Benchmarks In Perspective

When evaluating approaches for performing a task, execution times are often negligible, typically on the order of nanoseconds. However, this should not lead us to believe that the choice of method has no practical implications.

While operations in isolation may have an insignificant impact on a program's overall runtime, the relevance of our benchmarks lies in scenarios where these operations are performed repeatedly. This includes cases where the operation is called in a for-loop or in iterative procedures (e.g., solving systems of equations or the maximization of a function). In these situations, small differences in timing are amplified as they are replicated hundreds, thousands, or even millions of times.

An Example

To illustrate this matter, let's consider a concrete example. Suppose we want to double each element of a vector x, and then calculate their sum. In the following, we'll compare two different approaches to accomplish this task.

The first method will be based on sum(2 .* x) with x entering into the computation as a global variable. As we'll discuss in later sections, this approach is relatively inefficient. A more performance alternative is given by sum(a -> 2 * a, x) and passing x passed as a function argument. For the purpose of this comparison, you only need to know that both method produces the same result, with the first one being less performance. The runtime of each approach is as follows.

x      = rand(100_000)

foo()  = sum(2 .* x)
Output in REPL
  35.519 μs (5 allocations: 781.37 KiB)
x      = rand(100_000)

foo(x) = sum(a -> 2 * a, x)
Output in REPL
  6.393 μs (0 allocations: 0 bytes)

The results reveal that the second approach achieves a significant speedup, taking less than 15% of the slower approach. However, even the "slow" approach is extremely fast, taking less than 0.0001 seconds to execute.

This pattern will be a common theme in our benchmarks, where absolute execution times are often negligible. In such cases, the relevance of our conclusions depends on the context in which the operation is considered. If the operation is only performed once in isolation, readability should be the primary consideration for choosing a method. On the other hand, if the operation is repeated multiple times, small differences in performance might accumulate and become significant, making the faster approach a more suitable choice.
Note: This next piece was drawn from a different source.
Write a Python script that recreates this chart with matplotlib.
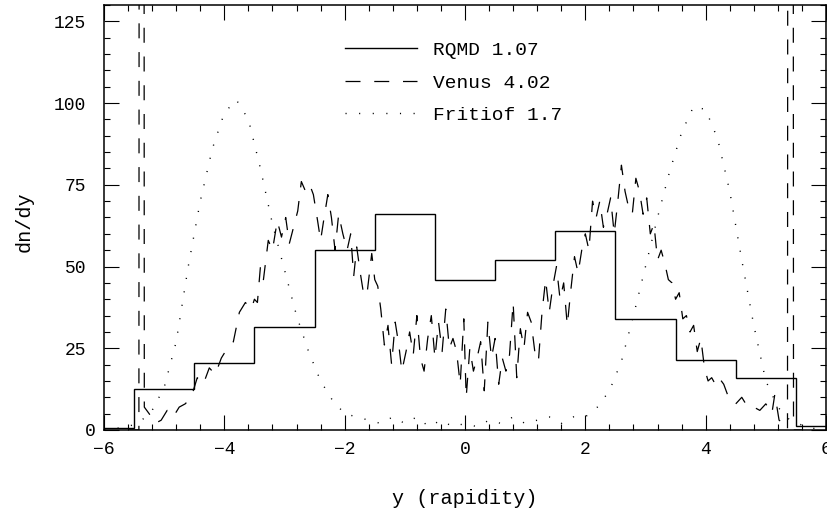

To illustrate this point, let’s take the functions from the previous example and call them within a for-loop that runs 100,000 times. Since our sole goal is to repeat the operation, we don’t need a meaningful iteration variable. This is a well-established programming convention for so-called throwaway variables: placeholders that exist only to satisfy the loop’s syntax, without their value being used. It signals to other programmers that the variable can be safely ignored. In our example, _ will simply reflect that each iteration is performing exactly the same operation.

x      = rand(100_000)
foo()  = sum(2 .* x)

function replicate()
   for _ in 1:100_000
      foo()
   end
end
Output in REPL
  5.697 s (500000 allocations: 74.52 GiB)
x      = rand(100_000)
foo(x) = sum(a -> 2 * a, x)

function replicate(x)
   for _ in 1:100_000
      foo(x)
   end
end
Output in REPL
  677.130 ms (0 allocations: 0 bytes)

The example starkly reveals the consequences of calling the function within a for-loop. The execution time of the slow version now jumps to more than 20 seconds, while the fast version finishes in under one second. The outcome highlights the importance of optimizing functions that will eventually be executed repeatedly, as even minor improvements can yield a significant impact on overall performance.